On alien moon, hints of early Earth?
It could land with a thump, a splash, or a squish. However it touches down, a robotic probe's arrival Friday at Saturn's moon Titan marks a significant turning point in the history of solar-system exploration.
If all goes well, the European Space Agency's Huygens probe will be the first mechanical Columbus to settle onto a planetary surface in the frigid realm of the outer solar system. There, beyond what's whimsically called the "snow line," rock gives way to ice and liquid gases as primary building blocks for giant planets and their atmospheres.
Huygens's descent onto Titan will offer the closest look yet at an object from the outer solar system and reveal possible insights into the kind of planetary chemistry that led to life on Earth.
Titan "is unlike any place we've ever explored," says David Grinspoon, a planetary scientist at the Southwest Research Institute in Boulder, Colo. "If everything works, this could be one of the most revelatory moments in nearly five decades of planetary exploration."
For 350 years, since its discovery by Dutch astronomer Christiaan Huygens, Titan has tantalized astronomers. These days, scientists trying to pierce the moon's smoggy shroud catch dim, distant glimpses of a world both familiar and alien. During the probe's 2-1/2- hour descent, scientists expect to rip that shroud for a front-row view.
Huygens is designed to gauge winds and weather in its vicinity and sample the stew of chemicals that form and reform in Titan's atmosphere. Meanwhile, cameras will give scientists an airline passenger's view of the landscape as the probe parachutes to the surface. There it will measure basic properties of its landing spot - whether an icy island, a sea or lake of liquid hydrocarbons, or perhaps a solid outcropping covered with organic goo.
Many planets and moons are "dead worlds, and we're trying to reconstruct the deep past," says Dr. Grinspoon. "But a few - Earth, Venus, to some extent Mars, and now apparently Titan - display ongoing activity today that we can monitor and learn from."

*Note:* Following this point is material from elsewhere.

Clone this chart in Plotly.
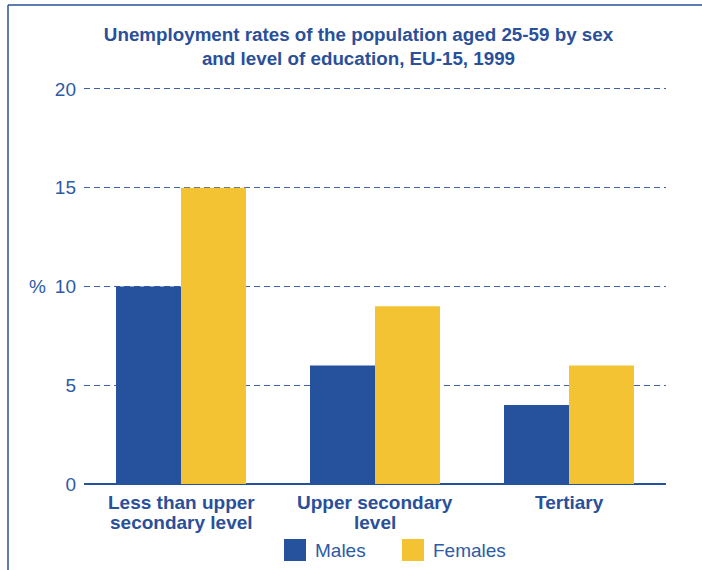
import plotly.graph_objects as go

categories = ["Less than upper<br>secondary level", "Upper secondary<br>level", "Tertiary"]
males = [10, 6, 4]
females = [15, 9, 6]
y_ticks = [0, 5, 10, 15, 20]
series_names = ["Males", "Females"]

BLUE = "#26519c"
YELLOW = "#f4c334"
TEXT = "#2a4f9b"
TICK = "#2d5aa6"
FONT = "Liberation Sans, Arial, sans-serif"

W, H = 702, 570
L, R, T, B = 84, 36, 87, 86
Y_MAX = 20.1

fig = go.Figure()
fig.add_trace(go.Bar(x=categories, y=males, name=series_names[0], marker_color=BLUE,
                     marker_line_width=0, showlegend=False))
fig.add_trace(go.Bar(x=categories, y=females, name=series_names[1], marker_color=YELLOW,
                     marker_line_width=0, showlegend=False))

pw = W - L - R
ph = H - T - B
def px_x(p):
    return (p - L) / pw
def px_y(p):
    return (H - B - p) / ph

annotations = [dict(text="%", xref="paper", yref="y", x=px_x(48), y=10,
                    xanchor="right", yanchor="middle", showarrow=False,
                    font=dict(size=19, color=TICK, family=FONT))]

# category captions, one annotation per line for tight line spacing
line_y = [502.5, 522.5]
for cat in categories:
    for i, part in enumerate(cat.split("<br>")):
        annotations.append(dict(text="<b>" + part + "</b>", xref="x", yref="paper",
                                x=cat, y=px_y(line_y[i]), xanchor="center",
                                yanchor="middle", showarrow=False,
                                font=dict(size=19, color=TEXT, family=FONT)))

# legend: square swatches with labels
shapes = []
swatch_left = [284, 402]
for name, col, sx in zip(series_names, [BLUE, YELLOW], swatch_left):
    shapes.append(dict(type="rect", xref="paper", yref="paper",
                       x0=px_x(sx), x1=px_x(sx + 22), y0=px_y(539), y1=px_y(561),
                       fillcolor=col, line=dict(width=0)))
    annotations.append(dict(text=name, xref="paper", yref="paper",
                            x=px_x(sx + 29), y=px_y(550), xanchor="left",
                            yanchor="middle", showarrow=False,
                            font=dict(size=19, color=TICK, family=FONT)))

# frame along the left and top edges
shapes += [
    dict(type="line", xref="paper", yref="paper",
         x0=px_x(8), x1=px_x(8), y0=px_y(5), y1=px_y(572),
         line=dict(color=TEXT, width=1.5)),
    dict(type="line", xref="paper", yref="paper",
         x0=px_x(8), x1=px_x(704), y0=px_y(5), y1=px_y(5),
         line=dict(color=TEXT, width=1.5)),
]

fig.update_layout(
    width=W, height=H,
    margin=dict(l=L, r=R, t=T, b=B, autoexpand=False),
    paper_bgcolor="white", plot_bgcolor="white",
    barmode="group", bargap=0.33, bargroupgap=0,
    showlegend=False,
    font=dict(family=FONT, color=TEXT, size=16),
    title=dict(text="<b>Unemployment rates of the population aged 25-59 by sex<br>and level of education, EU-15, 1999</b>",
               x=358.5 / W, xanchor="center",
               y=1 - 41 / H, yanchor="middle",
               font=dict(size=18.8, color=TEXT, family=FONT)),
    xaxis=dict(showgrid=False, showline=False, ticks="", showticklabels=False),
    yaxis=dict(range=[0, Y_MAX], tickvals=y_ticks, showgrid=True,
               gridcolor="#3d62aa", griddash="6px,4px", gridwidth=1,
               zeroline=True, zerolinecolor=BLUE, zerolinewidth=2,
               showline=False, ticks="", ticklabelstandoff=7,
               tickfont=dict(size=19, color=TICK, family=FONT)),
    annotations=annotations,
    shapes=shapes,
)

fig.write_html("out.html")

Outside of Saturn itself, Titan is the most highly sought prize for scientists attached to the Cassini-Huygens mission, an international effort spearheaded by the National Aeronautics and Space Administration and which includes the European and Italian space agencies. The Cassini orbiter, Huygens's interplanetary taxi, is slated to orbit Saturn 74 times during its mission, which is scheduled to end in July 2008. Titan, larger than Mercury or Pluto, will attract 45 close flybys. Cassini will also buzz six other moons eight times collectively.
Some of the scientists most eager to see what Huygens turns up are those using Cassini's suite of mapping radar, cameras, and spectrometers. Since Cassini arrived at Saturn last July, the orbiter has swung by Titan twice. But Titan has been a tough nut to crack. Cameras and radar have distinguished between regions of light and dark on the surface, with dark suggesting the presence of hydrocarbons and light suggestive of methane snow or ice. With Titan's surface temperature hovering at about -197 degrees C, or only 94 degrees above absolute zero, the ice would be hard as rock.